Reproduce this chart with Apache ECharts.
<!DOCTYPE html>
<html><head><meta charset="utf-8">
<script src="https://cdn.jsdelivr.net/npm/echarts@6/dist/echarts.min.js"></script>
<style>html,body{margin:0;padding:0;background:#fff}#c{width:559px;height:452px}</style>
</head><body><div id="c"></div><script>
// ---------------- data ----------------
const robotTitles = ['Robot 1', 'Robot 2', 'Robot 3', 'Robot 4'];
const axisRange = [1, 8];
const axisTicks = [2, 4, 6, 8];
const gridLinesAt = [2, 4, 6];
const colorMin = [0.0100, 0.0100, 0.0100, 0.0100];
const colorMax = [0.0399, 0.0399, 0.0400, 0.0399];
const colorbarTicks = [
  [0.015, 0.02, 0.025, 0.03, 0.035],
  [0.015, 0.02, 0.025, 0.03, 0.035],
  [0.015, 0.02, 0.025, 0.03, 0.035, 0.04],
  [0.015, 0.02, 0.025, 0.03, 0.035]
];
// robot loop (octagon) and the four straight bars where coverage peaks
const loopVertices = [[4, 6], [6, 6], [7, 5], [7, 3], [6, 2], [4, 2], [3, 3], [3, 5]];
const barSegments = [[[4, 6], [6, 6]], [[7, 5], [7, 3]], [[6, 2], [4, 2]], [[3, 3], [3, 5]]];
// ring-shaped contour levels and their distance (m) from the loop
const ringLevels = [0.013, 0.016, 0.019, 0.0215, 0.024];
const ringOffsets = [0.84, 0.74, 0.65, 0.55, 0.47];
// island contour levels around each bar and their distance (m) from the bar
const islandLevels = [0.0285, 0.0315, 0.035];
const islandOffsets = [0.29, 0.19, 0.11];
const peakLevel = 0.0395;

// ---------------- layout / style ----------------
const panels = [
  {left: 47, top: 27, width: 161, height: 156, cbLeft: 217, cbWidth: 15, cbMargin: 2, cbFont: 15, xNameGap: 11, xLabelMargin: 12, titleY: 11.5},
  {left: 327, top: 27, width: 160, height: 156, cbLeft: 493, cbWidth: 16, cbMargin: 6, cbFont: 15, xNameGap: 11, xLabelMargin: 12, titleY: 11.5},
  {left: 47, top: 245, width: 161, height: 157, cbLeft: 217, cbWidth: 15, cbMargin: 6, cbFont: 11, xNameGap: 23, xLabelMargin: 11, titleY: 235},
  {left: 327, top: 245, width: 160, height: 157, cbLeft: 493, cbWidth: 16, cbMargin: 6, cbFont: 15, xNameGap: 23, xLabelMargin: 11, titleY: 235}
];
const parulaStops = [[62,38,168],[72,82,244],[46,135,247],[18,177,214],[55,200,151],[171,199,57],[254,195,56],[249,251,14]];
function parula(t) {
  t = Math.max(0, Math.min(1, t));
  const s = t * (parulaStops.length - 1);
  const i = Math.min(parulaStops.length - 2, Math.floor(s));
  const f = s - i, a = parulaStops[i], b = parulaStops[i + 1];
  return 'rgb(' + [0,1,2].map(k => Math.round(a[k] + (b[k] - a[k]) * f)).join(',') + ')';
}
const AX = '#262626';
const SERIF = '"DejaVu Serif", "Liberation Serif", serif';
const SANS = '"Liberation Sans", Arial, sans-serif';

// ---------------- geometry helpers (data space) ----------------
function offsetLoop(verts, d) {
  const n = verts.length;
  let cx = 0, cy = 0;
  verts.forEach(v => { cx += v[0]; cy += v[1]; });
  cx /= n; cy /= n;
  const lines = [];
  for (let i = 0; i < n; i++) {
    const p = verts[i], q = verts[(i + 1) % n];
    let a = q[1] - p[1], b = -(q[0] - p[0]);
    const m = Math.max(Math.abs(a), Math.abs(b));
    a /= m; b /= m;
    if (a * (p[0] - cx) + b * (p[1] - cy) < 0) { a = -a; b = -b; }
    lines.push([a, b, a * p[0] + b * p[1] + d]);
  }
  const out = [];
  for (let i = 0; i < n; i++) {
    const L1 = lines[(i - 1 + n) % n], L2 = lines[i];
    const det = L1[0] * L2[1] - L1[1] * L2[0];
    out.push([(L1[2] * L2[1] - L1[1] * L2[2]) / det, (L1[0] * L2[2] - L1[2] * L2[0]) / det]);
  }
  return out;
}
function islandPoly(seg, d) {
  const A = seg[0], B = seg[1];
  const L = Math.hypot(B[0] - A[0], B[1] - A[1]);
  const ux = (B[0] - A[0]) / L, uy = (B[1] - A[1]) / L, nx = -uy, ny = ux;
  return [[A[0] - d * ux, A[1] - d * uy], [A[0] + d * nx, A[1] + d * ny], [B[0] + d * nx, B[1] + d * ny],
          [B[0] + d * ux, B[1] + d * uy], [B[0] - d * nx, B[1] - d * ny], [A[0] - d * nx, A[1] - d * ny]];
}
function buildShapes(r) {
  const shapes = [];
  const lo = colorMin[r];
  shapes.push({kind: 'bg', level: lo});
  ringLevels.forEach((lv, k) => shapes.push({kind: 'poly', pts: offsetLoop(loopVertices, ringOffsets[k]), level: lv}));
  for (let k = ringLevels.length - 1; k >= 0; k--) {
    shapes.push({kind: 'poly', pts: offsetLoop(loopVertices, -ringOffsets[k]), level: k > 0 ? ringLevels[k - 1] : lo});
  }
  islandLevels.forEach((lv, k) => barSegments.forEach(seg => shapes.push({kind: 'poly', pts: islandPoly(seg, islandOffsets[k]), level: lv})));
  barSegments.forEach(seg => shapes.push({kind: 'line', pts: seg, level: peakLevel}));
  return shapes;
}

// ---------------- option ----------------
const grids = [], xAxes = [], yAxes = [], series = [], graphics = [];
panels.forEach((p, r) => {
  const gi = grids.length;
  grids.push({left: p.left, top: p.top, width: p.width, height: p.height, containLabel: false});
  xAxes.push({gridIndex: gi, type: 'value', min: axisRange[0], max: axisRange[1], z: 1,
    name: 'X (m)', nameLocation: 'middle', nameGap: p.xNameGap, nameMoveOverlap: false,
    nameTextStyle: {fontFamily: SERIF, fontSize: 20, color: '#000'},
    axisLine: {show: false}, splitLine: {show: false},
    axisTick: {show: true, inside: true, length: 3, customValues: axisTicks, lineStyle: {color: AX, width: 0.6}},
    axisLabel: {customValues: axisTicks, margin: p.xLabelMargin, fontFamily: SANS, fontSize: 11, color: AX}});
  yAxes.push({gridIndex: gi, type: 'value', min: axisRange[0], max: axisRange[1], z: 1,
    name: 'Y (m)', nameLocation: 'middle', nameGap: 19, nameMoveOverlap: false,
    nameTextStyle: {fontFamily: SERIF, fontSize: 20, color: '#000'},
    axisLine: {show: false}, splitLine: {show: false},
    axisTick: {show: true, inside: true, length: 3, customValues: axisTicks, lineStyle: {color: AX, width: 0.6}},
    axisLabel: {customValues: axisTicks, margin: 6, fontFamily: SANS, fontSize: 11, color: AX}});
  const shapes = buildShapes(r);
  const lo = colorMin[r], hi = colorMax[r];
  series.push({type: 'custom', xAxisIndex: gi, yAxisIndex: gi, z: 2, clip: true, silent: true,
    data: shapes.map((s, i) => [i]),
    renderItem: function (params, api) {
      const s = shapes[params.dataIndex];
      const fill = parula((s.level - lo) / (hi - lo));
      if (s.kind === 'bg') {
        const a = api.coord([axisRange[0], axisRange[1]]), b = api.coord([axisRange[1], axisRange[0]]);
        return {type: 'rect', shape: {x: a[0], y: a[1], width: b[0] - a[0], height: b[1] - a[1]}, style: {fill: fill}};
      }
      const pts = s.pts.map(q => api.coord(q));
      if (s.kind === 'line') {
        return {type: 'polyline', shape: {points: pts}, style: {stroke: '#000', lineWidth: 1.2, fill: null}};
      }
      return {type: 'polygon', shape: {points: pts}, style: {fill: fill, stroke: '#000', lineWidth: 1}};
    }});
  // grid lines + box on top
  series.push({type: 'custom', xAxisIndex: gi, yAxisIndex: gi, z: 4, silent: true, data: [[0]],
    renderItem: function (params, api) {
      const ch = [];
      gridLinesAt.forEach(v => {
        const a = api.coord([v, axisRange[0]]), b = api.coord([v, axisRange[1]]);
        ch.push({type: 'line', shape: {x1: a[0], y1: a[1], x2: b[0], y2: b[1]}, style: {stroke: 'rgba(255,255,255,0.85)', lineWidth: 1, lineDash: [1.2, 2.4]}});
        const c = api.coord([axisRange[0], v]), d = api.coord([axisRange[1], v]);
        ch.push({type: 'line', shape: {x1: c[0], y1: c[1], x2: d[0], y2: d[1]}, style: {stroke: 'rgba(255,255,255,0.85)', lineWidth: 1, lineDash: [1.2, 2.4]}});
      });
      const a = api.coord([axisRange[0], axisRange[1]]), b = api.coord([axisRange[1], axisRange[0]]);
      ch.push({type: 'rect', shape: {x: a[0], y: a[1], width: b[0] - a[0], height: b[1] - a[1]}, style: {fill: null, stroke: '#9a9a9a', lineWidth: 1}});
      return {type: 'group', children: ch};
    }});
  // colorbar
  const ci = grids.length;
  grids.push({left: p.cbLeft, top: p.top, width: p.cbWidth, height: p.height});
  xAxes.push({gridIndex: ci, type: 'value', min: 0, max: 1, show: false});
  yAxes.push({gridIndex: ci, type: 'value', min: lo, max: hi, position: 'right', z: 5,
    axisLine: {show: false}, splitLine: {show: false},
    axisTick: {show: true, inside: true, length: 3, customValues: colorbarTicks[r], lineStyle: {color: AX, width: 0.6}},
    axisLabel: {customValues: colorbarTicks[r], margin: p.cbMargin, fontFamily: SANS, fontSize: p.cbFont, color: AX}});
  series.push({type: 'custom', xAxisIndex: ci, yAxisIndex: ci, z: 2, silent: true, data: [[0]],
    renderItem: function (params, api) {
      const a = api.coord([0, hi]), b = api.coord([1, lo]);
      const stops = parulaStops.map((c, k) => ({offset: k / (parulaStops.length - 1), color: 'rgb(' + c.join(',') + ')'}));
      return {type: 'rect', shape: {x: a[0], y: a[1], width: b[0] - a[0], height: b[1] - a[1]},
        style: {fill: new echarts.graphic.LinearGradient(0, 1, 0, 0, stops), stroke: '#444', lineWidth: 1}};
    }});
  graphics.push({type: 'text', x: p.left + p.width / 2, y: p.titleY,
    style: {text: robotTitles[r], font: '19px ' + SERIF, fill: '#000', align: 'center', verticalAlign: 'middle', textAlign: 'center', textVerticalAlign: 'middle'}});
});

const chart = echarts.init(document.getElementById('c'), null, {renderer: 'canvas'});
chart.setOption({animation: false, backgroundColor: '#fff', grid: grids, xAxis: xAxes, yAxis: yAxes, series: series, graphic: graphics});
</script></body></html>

────────

### Directions for this task:
Return the lines above precisely as they appear, beginning at the first line and ending at the line with "const peakLevel = 0.0395;", and nothing after it.

### Complete output:
Reproduce this chart with Apache ECharts.
<!DOCTYPE html>
<html><head><meta charset="utf-8">
<script src="https://cdn.jsdelivr.net/npm/echarts@6/dist/echarts.min.js"></script>
<style>html,body{margin:0;padding:0;background:#fff}#c{width:559px;height:452px}</style>
</head><body><div id="c"></div><script>
// ---------------- data ----------------
const robotTitles = ['Robot 1', 'Robot 2', 'Robot 3', 'Robot 4'];
const axisRange = [1, 8];
const axisTicks = [2, 4, 6, 8];
const gridLinesAt = [2, 4, 6];
const colorMin = [0.0100, 0.0100, 0.0100, 0.0100];
const colorMax = [0.0399, 0.0399, 0.0400, 0.0399];
const colorbarTicks = [
  [0.015, 0.02, 0.025, 0.03, 0.035],
  [0.015, 0.02, 0.025, 0.03, 0.035],
  [0.015, 0.02, 0.025, 0.03, 0.035, 0.04],
  [0.015, 0.02, 0.025, 0.03, 0.035]
];
// robot loop (octagon) and the four straight bars where coverage peaks
const loopVertices = [[4, 6], [6, 6], [7, 5], [7, 3], [6, 2], [4, 2], [3, 3], [3, 5]];
const barSegments = [[[4, 6], [6, 6]], [[7, 5], [7, 3]], [[6, 2], [4, 2]], [[3, 3], [3, 5]]];
// ring-shaped contour levels and their distance (m) from the loop
const ringLevels = [0.013, 0.016, 0.019, 0.0215, 0.024];
const ringOffsets = [0.84, 0.74, 0.65, 0.55, 0.47];
// island contour levels around each bar and their distance (m) from the bar
const islandLevels = [0.0285, 0.0315, 0.035];
const islandOffsets = [0.29, 0.19, 0.11];
const peakLevel = 0.0395;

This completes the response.